-- begin --

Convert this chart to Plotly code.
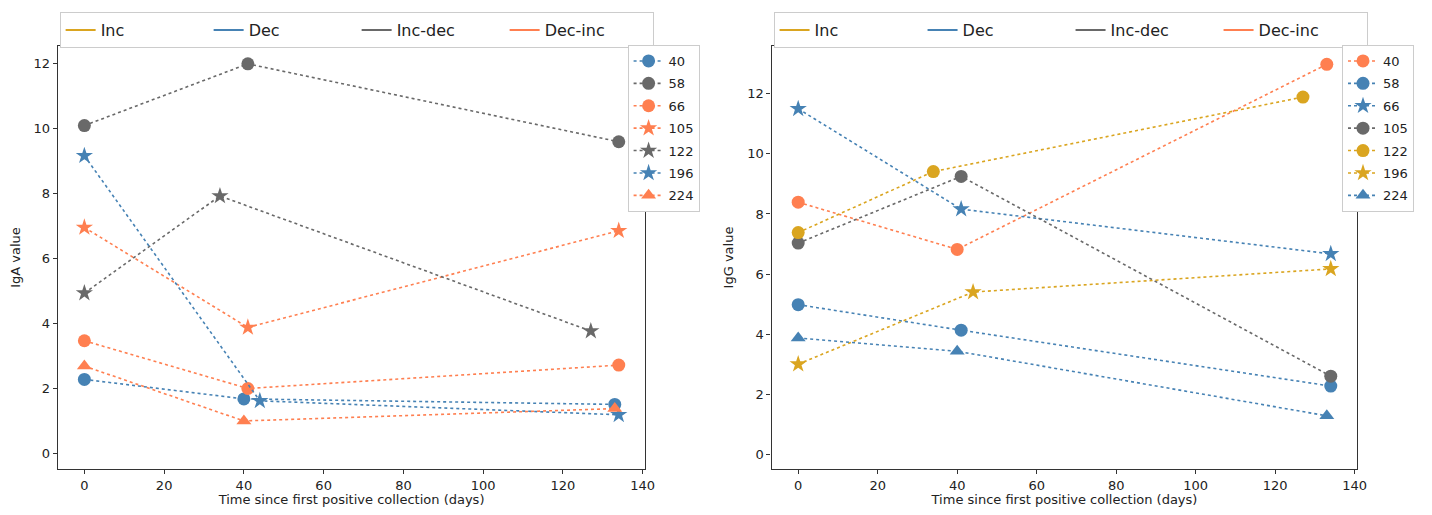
import plotly.graph_objects as go

# ---- data ----
patients = ["40", "58", "66", "105", "122", "196", "224"]

iga_days = {
    "40": [0, 40, 133], "58": [0, 41, 134], "66": [0, 41, 134], "105": [0, 41, 134],
    "122": [0, 34, 127], "196": [0, 44, 134], "224": [0, 40, 133],
}
iga_vals = {
    "40": [2.28, 1.68, 1.51], "58": [10.1, 12.0, 9.6], "66": [3.47, 2.0, 2.72],
    "105": [6.96, 3.88, 6.86], "122": [4.94, 7.93, 3.77], "196": [9.17, 1.62, 1.19],
    "224": [2.69, 1.0, 1.38],
}
iga_group = {"40": "Dec", "58": "Inc-dec", "66": "Dec-inc", "105": "Dec-inc",
             "122": "Inc-dec", "196": "Dec", "224": "Dec-inc"}
iga_symbol = {"40": "circle", "58": "circle", "66": "circle", "105": "star",
              "122": "star", "196": "star", "224": "triangle-up"}

igg_days = {
    "40": [0, 40, 133], "58": [0, 41, 134], "66": [0, 41, 134], "105": [0, 41, 134],
    "122": [0, 34, 127], "196": [0, 44, 134], "224": [0, 40, 133],
}
igg_vals = {
    "40": [8.39, 6.82, 12.98], "58": [4.98, 4.13, 2.27], "66": [11.5, 8.16, 6.67],
    "105": [7.03, 9.25, 2.6], "122": [7.38, 9.41, 11.89], "196": [3.0, 5.4, 6.17],
    "224": [3.87, 3.43, 1.28],
}
igg_group = {"40": "Dec-inc", "58": "Dec", "66": "Dec", "105": "Inc-dec",
             "122": "Inc", "196": "Inc", "224": "Dec"}
igg_symbol = {"40": "circle", "58": "circle", "66": "star", "105": "circle",
              "122": "circle", "196": "star", "224": "triangle-up"}

groups = ["Inc", "Dec", "Inc-dec", "Dec-inc"]
group_colors = {"Inc": "#DAA520", "Dec": "#4682B4", "Inc-dec": "#696969", "Dec-inc": "#FF7F50"}
marker_sizes = {"circle": 13, "star": 13, "triangle-up": 13}

FONT = "DejaVu Sans"
OFF = 8                      # default page body margin
W, H = 1432 - 2 * OFF, 515 - 2 * OFF


def px_x(p):
    return (p - OFF) / W


def px_y(p):
    return 1 - (p - OFF) / H


fig = go.Figure()


def add_panel(days, vals, grp, sym, xa, ya, top_legend, side_legend, tag):
    for g in groups:
        fig.add_trace(go.Scatter(
            x=[None], y=[None], mode="lines", name=g,
            line=dict(color=group_colors[g], width=2),
            xaxis=xa, yaxis=ya, legend=top_legend, hoverinfo="skip"))
    for p in patients:
        c = group_colors[grp[p]]
        fig.add_trace(go.Scatter(
            x=days[p], y=vals[p], mode="lines+markers", name=p,
            legendgroup=tag + p,
            line=dict(color=c, width=1.6, dash="dot"),
            marker=dict(symbol=sym[p], size=marker_sizes[sym[p]], color=c,
                        line=dict(width=0)),
            xaxis=xa, yaxis=ya, legend=side_legend))


add_panel(iga_days, iga_vals, iga_group, iga_symbol, "x", "y", "legend", "legend2", "a")
add_panel(igg_days, igg_vals, igg_group, igg_symbol, "x2", "y2", "legend3", "legend4", "g")

axis_common = dict(
    showline=True, mirror=True, linecolor="#333333", linewidth=1.2,
    ticks="outside", ticklen=4, tickcolor="#333333", showgrid=False, zeroline=False,
    tickfont=dict(family=FONT, size=13, color="#222222"),
)
xt = [0, 20, 40, 60, 80, 100, 120, 140]
ydom = [px_y(469), px_y(46)]

side_leg = dict(font=dict(family=FONT, size=13, color="#222222"),
                bgcolor="white", bordercolor="#cccccc", borderwidth=1,
                tracegroupgap=2.5, itemwidth=30, yanchor="top")
top_leg = dict(orientation="h", xanchor="left", yanchor="top",
               entrywidth=103, entrywidthmode="pixels",
               font=dict(family=FONT, size=16, color="#222222"),
               bgcolor="white", bordercolor="#cccccc", borderwidth=1, itemwidth=30)

fig.update_layout(
    width=W, height=H,
    paper_bgcolor="white", plot_bgcolor="white",
    margin=dict(l=0, r=0, t=0, b=0),
    font=dict(family=FONT, size=13, color="#222222"),
    xaxis=dict(domain=[px_x(58), px_x(650)], range=[-6.7, 140.7], tickvals=xt, anchor="y",
               title=dict(text="Time since first positive collection (days)",
                          font=dict(size=13), standoff=5), **axis_common),
    yaxis=dict(domain=ydom, range=[-0.48, 12.55], tickvals=[0, 2, 4, 6, 8, 10, 12], anchor="x",
               title=dict(text="IgA value", font=dict(size=13), standoff=10), **axis_common),
    xaxis2=dict(domain=[px_x(777), px_x(1367)], range=[-6.7, 140.7], tickvals=xt, anchor="y2",
                title=dict(text="Time since first positive collection (days)",
                           font=dict(size=13), standoff=5), **axis_common),
    yaxis2=dict(domain=ydom, range=[-0.49, 13.59], tickvals=[0, 2, 4, 6, 8, 10, 12], anchor="x2",
                title=dict(text="IgG value", font=dict(size=13), standoff=10), **axis_common),
    legend=dict(x=px_x(60), y=px_y(12), **top_leg),
    legend2=dict(x=px_x(632), y=px_y(45), xanchor="left", **side_leg),
    legend3=dict(x=px_x(779), y=px_y(12), **top_leg),
    legend4=dict(x=1.0, y=px_y(45), xanchor="right", **side_leg),
    showlegend=True,
)

fig.write_html("out.html", config={"displayModeBar": False})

-- end --

Leave the pictures out, and print every line of the listing exactly as written.

*REPLY*
Convert this chart to Plotly code.
import plotly.graph_objects as go

# ---- data ----
patients = ["40", "58", "66", "105", "122", "196", "224"]

iga_days = {
    "40": [0, 40, 133], "58": [0, 41, 134], "66": [0, 41, 134], "105": [0, 41, 134],
    "122": [0, 34, 127], "196": [0, 44, 134], "224": [0, 40, 133],
}
iga_vals = {
    "40": [2.28, 1.68, 1.51], "58": [10.1, 12.0, 9.6], "66": [3.47, 2.0, 2.72],
    "105": [6.96, 3.88, 6.86], "122": [4.94, 7.93, 3.77], "196": [9.17, 1.62, 1.19],
    "224": [2.69, 1.0, 1.38],
}
iga_group = {"40": "Dec", "58": "Inc-dec", "66": "Dec-inc", "105": "Dec-inc",
             "122": "Inc-dec", "196": "Dec", "224": "Dec-inc"}
iga_symbol = {"40": "circle", "58": "circle", "66": "circle", "105": "star",
              "122": "star", "196": "star", "224": "triangle-up"}

igg_days = {
    "40": [0, 40, 133], "58": [0, 41, 134], "66": [0, 41, 134], "105": [0, 41, 134],
    "122": [0, 34, 127], "196": [0, 44, 134], "224": [0, 40, 133],
}
igg_vals = {
    "40": [8.39, 6.82, 12.98], "58": [4.98, 4.13, 2.27], "66": [11.5, 8.16, 6.67],
    "105": [7.03, 9.25, 2.6], "122": [7.38, 9.41, 11.89], "196": [3.0, 5.4, 6.17],
    "224": [3.87, 3.43, 1.28],
}
igg_group = {"40": "Dec-inc", "58": "Dec", "66": "Dec", "105": "Inc-dec",
             "122": "Inc", "196": "Inc", "224": "Dec"}
igg_symbol = {"40": "circle", "58": "circle", "66": "star", "105": "circle",
              "122": "circle", "196": "star", "224": "triangle-up"}

groups = ["Inc", "Dec", "Inc-dec", "Dec-inc"]
group_colors = {"Inc": "#DAA520", "Dec": "#4682B4", "Inc-dec": "#696969", "Dec-inc": "#FF7F50"}
marker_sizes = {"circle": 13, "star": 13, "triangle-up": 13}

FONT = "DejaVu Sans"
OFF = 8                      # default page body margin
W, H = 1432 - 2 * OFF, 515 - 2 * OFF


def px_x(p):
    return (p - OFF) / W


def px_y(p):
    return 1 - (p - OFF) / H


fig = go.Figure()


def add_panel(days, vals, grp, sym, xa, ya, top_legend, side_legend, tag):
    for g in groups:
        fig.add_trace(go.Scatter(
            x=[None], y=[None], mode="lines", name=g,
            line=dict(color=group_colors[g], width=2),
            xaxis=xa, yaxis=ya, legend=top_legend, hoverinfo="skip"))
    for p in patients:
        c = group_colors[grp[p]]
        fig.add_trace(go.Scatter(
            x=days[p], y=vals[p], mode="lines+markers", name=p,
            legendgroup=tag + p,
            line=dict(color=c, width=1.6, dash="dot"),
            marker=dict(symbol=sym[p], size=marker_sizes[sym[p]], color=c,
                        line=dict(width=0)),
            xaxis=xa, yaxis=ya, legend=side_legend))


add_panel(iga_days, iga_vals, iga_group, iga_symbol, "x", "y", "legend", "legend2", "a")
add_panel(igg_days, igg_vals, igg_group, igg_symbol, "x2", "y2", "legend3", "legend4", "g")

axis_common = dict(
    showline=True, mirror=True, linecolor="#333333", linewidth=1.2,
    ticks="outside", ticklen=4, tickcolor="#333333", showgrid=False, zeroline=False,
    tickfont=dict(family=FONT, size=13, color="#222222"),
)
xt = [0, 20, 40, 60, 80, 100, 120, 140]
ydom = [px_y(469), px_y(46)]

side_leg = dict(font=dict(family=FONT, size=13, color="#222222"),
                bgcolor="white", bordercolor="#cccccc", borderwidth=1,
                tracegroupgap=2.5, itemwidth=30, yanchor="top")
top_leg = dict(orientation="h", xanchor="left", yanchor="top",
               entrywidth=103, entrywidthmode="pixels",
               font=dict(family=FONT, size=16, color="#222222"),
               bgcolor="white", bordercolor="#cccccc", borderwidth=1, itemwidth=30)

fig.update_layout(
    width=W, height=H,
    paper_bgcolor="white", plot_bgcolor="white",
    margin=dict(l=0, r=0, t=0, b=0),
    font=dict(family=FONT, size=13, color="#222222"),
    xaxis=dict(domain=[px_x(58), px_x(650)], range=[-6.7, 140.7], tickvals=xt, anchor="y",
               title=dict(text="Time since first positive collection (days)",
                          font=dict(size=13), standoff=5), **axis_common),
    yaxis=dict(domain=ydom, range=[-0.48, 12.55], tickvals=[0, 2, 4, 6, 8, 10, 12], anchor="x",
               title=dict(text="IgA value", font=dict(size=13), standoff=10), **axis_common),
    xaxis2=dict(domain=[px_x(777), px_x(1367)], range=[-6.7, 140.7], tickvals=xt, anchor="y2",
                title=dict(text="Time since first positive collection (days)",
                           font=dict(size=13), standoff=5), **axis_common),
    yaxis2=dict(domain=ydom, range=[-0.49, 13.59], tickvals=[0, 2, 4, 6, 8, 10, 12], anchor="x2",
                title=dict(text="IgG value", font=dict(size=13), standoff=10), **axis_common),
    legend=dict(x=px_x(60), y=px_y(12), **top_leg),
    legend2=dict(x=px_x(632), y=px_y(45), xanchor="left", **side_leg),
    legend3=dict(x=px_x(779), y=px_y(12), **top_leg),
    legend4=dict(x=1.0, y=px_y(45), xanchor="right", **side_leg),
    showlegend=True,
)

fig.write_html("out.html", config={"displayModeBar": False})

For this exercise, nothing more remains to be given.